The collection of stories was published for charitable purposes, and the money will be invested to help these families, disadvantaged mothers and children seeking international protection in Bulgaria. The publishers are hoping to make education more accessible to them, to be able to buy the training aids and materials they need, and also to be able to publish the other stories which they couldn’t include in this collection for financial reasons.


“The message this book wants to convey is that we are all the same, no matter where we come from. The moral of the stories is the same as what we teach our own children. The idea is to help Bulgarian society relate to the people residing in the country, and to show that they are no different from us,” says Martina Raychinova, and adds, that despite the efforts of the State Agency for Refugees and the steps taken, people seeking protection in Bulgaria, and especially children, face a great many problems:

“First, they are put up at refugee centres which are isolated in the outskirts of the capital city, so it is not easy for them to get around or to have contacts with the Bulgarian population. They go to school, but what grade they will be registered in depends on their age, even though many of the children have missed school because of war, have no basic knowledge of the language or other subjects. This demotivates them and they drop out of the system of education all too quickly,” Martina Raychinova explains. “It is not an easy thing for them to be admitted to any school, children avoid them, don’t invite them to birthday parties, and after school they go back to the refugee centres. It is important that at home, parents say positive things to their children because children copy the behavior of adults.”
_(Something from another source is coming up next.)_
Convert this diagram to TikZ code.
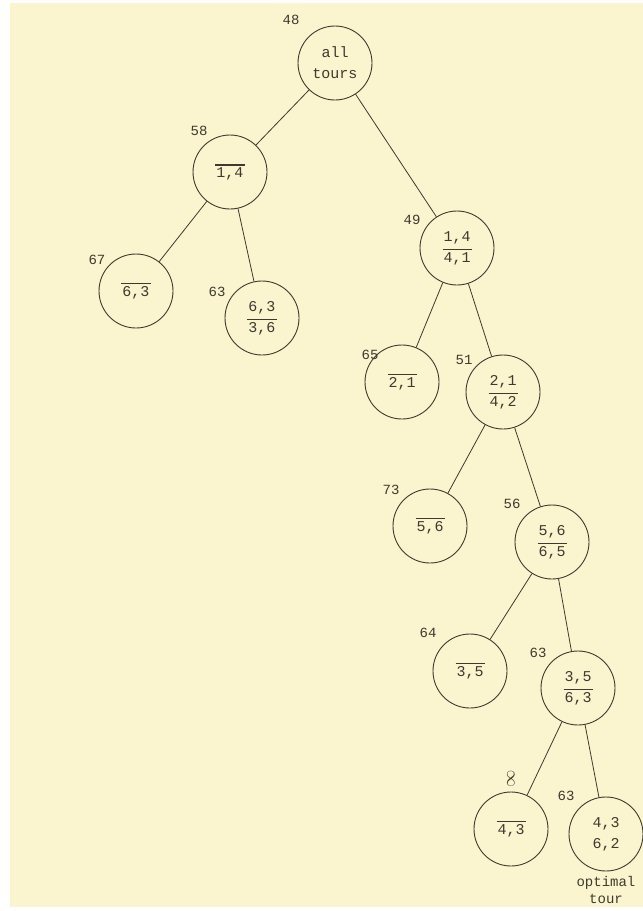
\documentclass[tikz,border=0pt]{standalone}
\usepackage{fontspec}
\setmonofont{Liberation Mono}
\usepackage{xcolor}
\usetikzlibrary{positioning}
\definecolor{paper}{RGB}{250,244,207}
\definecolor{ink}{RGB}{62,58,46}
% edge pair with a bar on top (excluded edge)
\newcommand{\barred}[1]{\leavevmode\vbox{\hrule height 1.6pt\kern 2pt\hbox{\kern1pt#1\kern1pt}}}
\tikzstyle{state} = [circle, draw=ink, line width=0.9pt, minimum size=74pt, inner sep=0pt, align=center, text=ink, font=\fontsize{15}{21}\selectfont\ttfamily]
\tikzstyle{bound} = [inner sep=0pt, text=ink, font=\fontsize{14}{16}\selectfont\ttfamily]
\tikzstyle{branch} = [draw=ink, line width=0.8pt]

\begin{document}
\begin{tikzpicture}[node distance=140pt]
    \useasboundingbox (0,0) rectangle (643pt,-911pt);
    \fill [white] (0,0) rectangle (643pt,-911pt);
    \fill [paper] (10pt,-3pt) rectangle (643pt,-907pt);

    \node (all) [state] at (335pt,-63pt) {all\\tours};
    \node (n58) [state, below of=all, xshift=-105pt, yshift=31pt] {\barred{1,4}};
    \node (n67) [state, below of=n58, xshift=-94pt, yshift=21pt] {\barred{6,3}};
    \node (n63a) [state, below of=n58, xshift=32pt, yshift=-6pt] {6,3\\\barred{3,6}};
    \node (n49) [state, below of=all, xshift=122pt, yshift=-45pt] {1,4\\\barred{4,1}};
    \node (n65) [state, below of=n49, xshift=-55pt, yshift=6pt] {\barred{2,1}};
    \node (n51) [state, below of=n49, xshift=46pt, yshift=-4pt] {2,1\\\barred{4,2}};
    \node (n73) [state, below of=n51, xshift=-73pt, yshift=6pt] {\barred{5,6}};
    \node (n56) [state, below of=n51, xshift=49pt, yshift=-10pt] {5,6\\\barred{6,5}};
    \node (n64) [state, below of=n56, xshift=-82pt, yshift=11pt] {\barred{3,5}};
    \node (n63b) [state, below of=n56, xshift=26pt, yshift=-6pt] {3,5\\\barred{6,3}};
    \node (ninf) [state, below of=n63b, xshift=-67pt, yshift=-1pt] {\barred{4,3}};
    \node (nopt) [state, below of=n63b, xshift=28pt, yshift=-6pt] {4,3\\6,2};
    \node (opt) [bound, below=5pt of nopt, align=center, font=\fontsize{14}{17}\selectfont\ttfamily] {optimal\\tour};

    % lower bounds
    \node (b48) [bound] at ([shift={(-44pt,43pt)}]all) {48};
    \node (b58) [bound] at ([shift={(-31pt,41pt)}]n58) {58};
    \node (b67) [bound] at ([shift={(-39pt,31pt)}]n67) {67};
    \node (b63a) [bound] at ([shift={(-45pt,26pt)}]n63a) {63};
    \node (b49) [bound] at ([shift={(-45pt,28pt)}]n49) {49};
    \node (b65) [bound] at ([shift={(-32pt,27pt)}]n65) {65};
    \node (b51) [bound] at ([shift={(-39pt,32pt)}]n51) {51};
    \node (b73) [bound] at ([shift={(-39pt,36pt)}]n73) {73};
    \node (b56) [bound] at ([shift={(-40pt,38pt)}]n56) {56};
    \node (b64) [bound] at ([shift={(-42pt,38pt)}]n64) {64};
    \node (b63b) [bound] at ([shift={(-40pt,35pt)}]n63b) {63};
    \node (binf) [bound, rotate=90, font=\fontsize{19}{21}\selectfont] at ([shift={(0pt,50pt)}]ninf) {$\infty$};
    \node (b63c) [bound] at ([shift={(-40pt,38pt)}]nopt) {63};

    \draw [branch] (all) -- (n58);
    \draw [branch] (all) -- (n49);
    \draw [branch] (n58) -- (n67);
    \draw [branch] (n58) -- (n63a);
    \draw [branch] (n49) -- (n65);
    \draw [branch] (n49) -- (n51);
    \draw [branch] (n51) -- (n73);
    \draw [branch] (n51) -- (n56);
    \draw [branch] (n56) -- (n64);
    \draw [branch] (n56) -- (n63b);
    \draw [branch] (n63b) -- (ninf);
    \draw [branch] (n63b) -- (nopt);
\end{tikzpicture}
\end{document}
The media can also play an important role, by presenting the subject in a more positive light, because the problem, Martina Raychinova says, comes from the fact that we fear the unknown. But children are the same everywhere, they have the same dreams. What we need to know is that they live amongst us, they go to school, and what they want is to live a steady life, just as we all do.

“I hope that one day Bulgaria will embrace me so that I can proudly say that it is my country,” Rana Halil ends her story. It is the same message Martina Raychinova wants to impart – that people open up their hearts to these children and help them integrate into Bulgarian society.